In welcher Form muss das Dienstzeugnis ausgestellt werden?
Üblich ist die schriftliche Ausstellung auf Firmenpapier mit Unterschrift einer vertretungsberechtigten Person. Die Anerkennung elektronischer Formen ist je nach Land unterschiedlich und nicht überall der Papierform gleichgestellt.
Kann ein fehlerhaftes Dienstzeugnis berichtigt werden?
Bei Unrichtigkeiten, Unklarheiten oder unzulässigen Inhalten besteht ein Anspruch auf Korrektur. Maßgeblich sind Wahrheit, Wohlwollen und Klarheit sowie die inhaltliche Übereinstimmung mit der tatsächlichen Tätigkeit.

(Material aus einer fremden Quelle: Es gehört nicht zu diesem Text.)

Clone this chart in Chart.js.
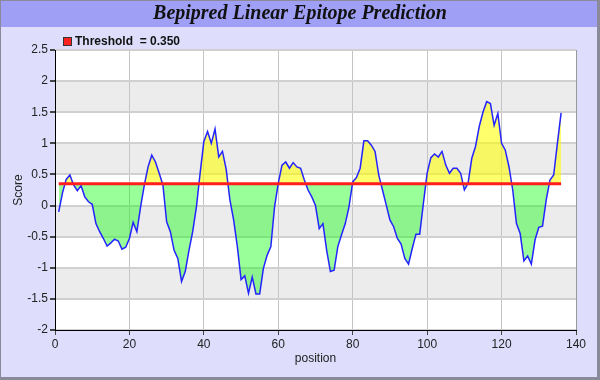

Gibt es Fristen für die Geltendmachung eines Dienstzeugnisses?
Es können vertragliche Ausschlussfristen oder allgemeine Verjährungsfristen bestehen, die sich je nach Rechtsordnung und individueller Vereinbarung unterscheiden. Solche Fristen können kurz sein und betreffen sowohl die Ausstellung als auch die Berichtigung.